Press Release

Eric Baudelaire (Salt-Lake-City, USA, 1973) is a Paris based artist who’s work strongly evolves around the conflictive and complex relationship between fiction and reality, exploring those areas where the line in between blurs, where meanings shift. The photograph Etats Imagières (Plantation) is part of the awarded series ‘Imagined States’, not coincidentally shot in the only partially recognized state of Abkhazia.

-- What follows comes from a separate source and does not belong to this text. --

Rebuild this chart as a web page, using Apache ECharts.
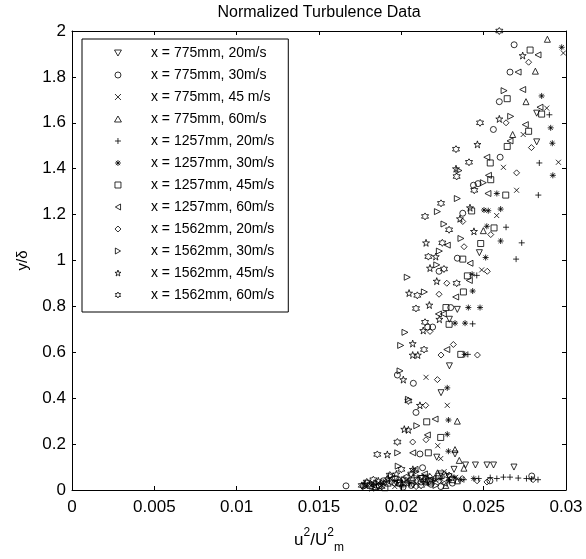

Photographic Views from a Wall by Inaki Bonillas (Mexico, 1981) is exemplary of the artist’s early practice, dominated by a fascination for the photographic process. The piece belongs to a larger installation where the artist captured the same white wall with nine different techniques or devices, resulting in just as many ‘shades of light’. Yet Bonilllas’ rational approach towards his medium, his ‘meta-photography’ as Dieter Roelstrate once appointed it, never endangers the esthetic subtleness and poetic qualities of his work.

The two ‘photographs’ in this exhibition that were conceived without relying on any photographic device belong to Sylvie Eyberg (Brussels, Belgium, 1963). The Belgian artist composes her works, characterized by an unconventional cut and a granular texture, from found images, which are recovered integrally or just partially, extracting certain details. The combination with other images or with text fragments, as in 2000, 22,5 x 28 cm, celebrate the heydays of American Conceptual Art.

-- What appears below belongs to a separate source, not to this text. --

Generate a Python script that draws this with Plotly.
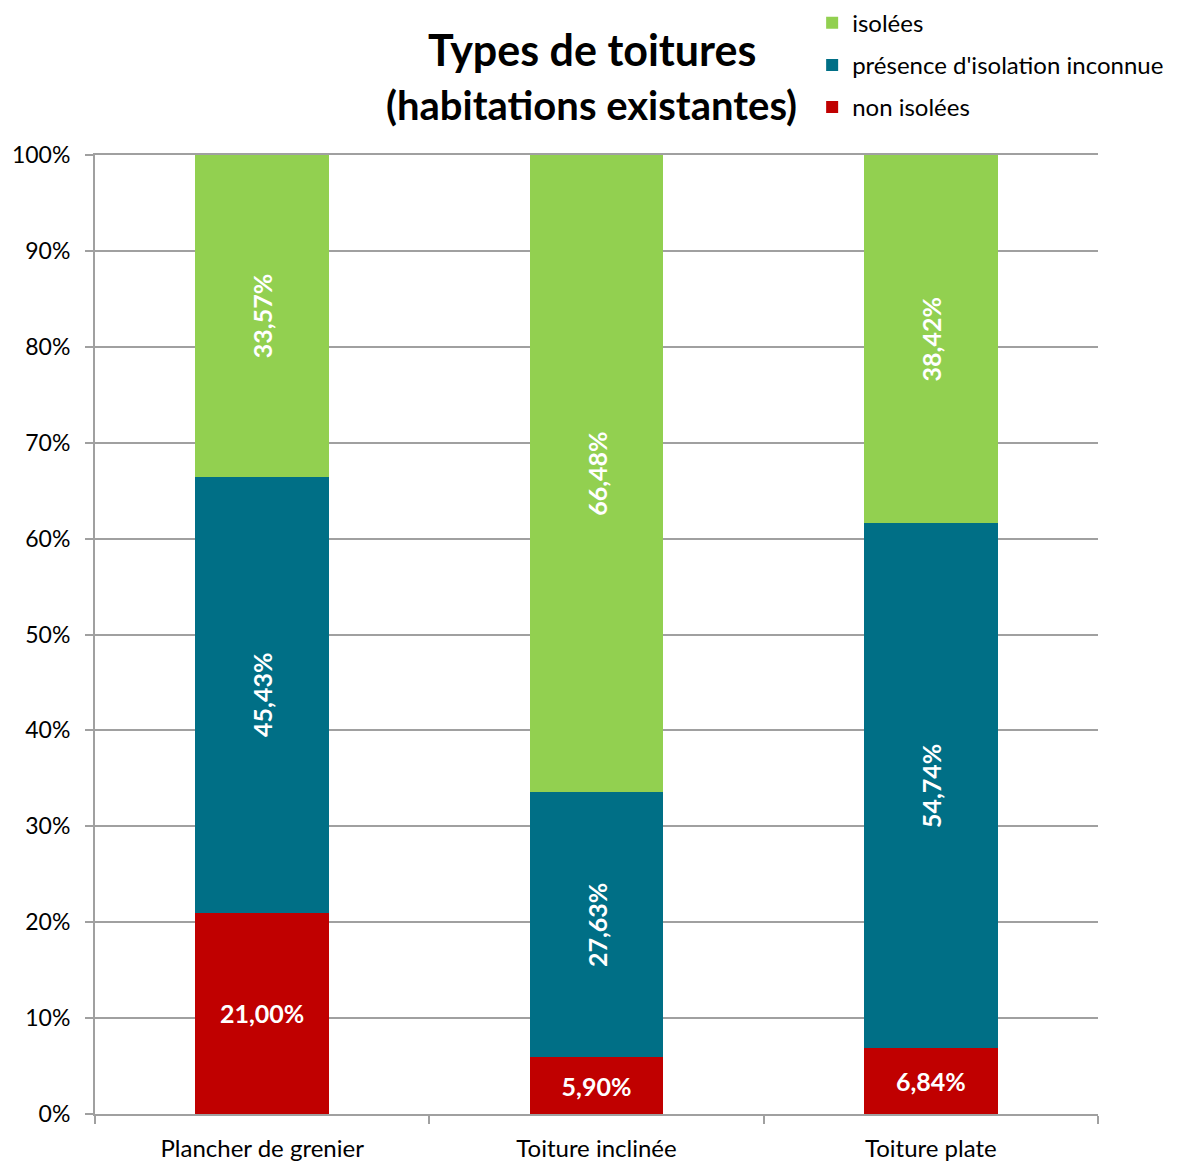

Naples, Mimmo Jodice’s hometown (Italy, 1934) serves as a great source of inspiration. The beauty of it’s nature, the social structures, its rich history; the artist visualizes it with a classical sense of beauty. For this show the gallery selected four works Roman Boy, Reale Albergo dei Poveri, Museo di Terramo, Vesta, and Napoli, Albergo dei Poveri. The light is metaphysical, space is left undefined.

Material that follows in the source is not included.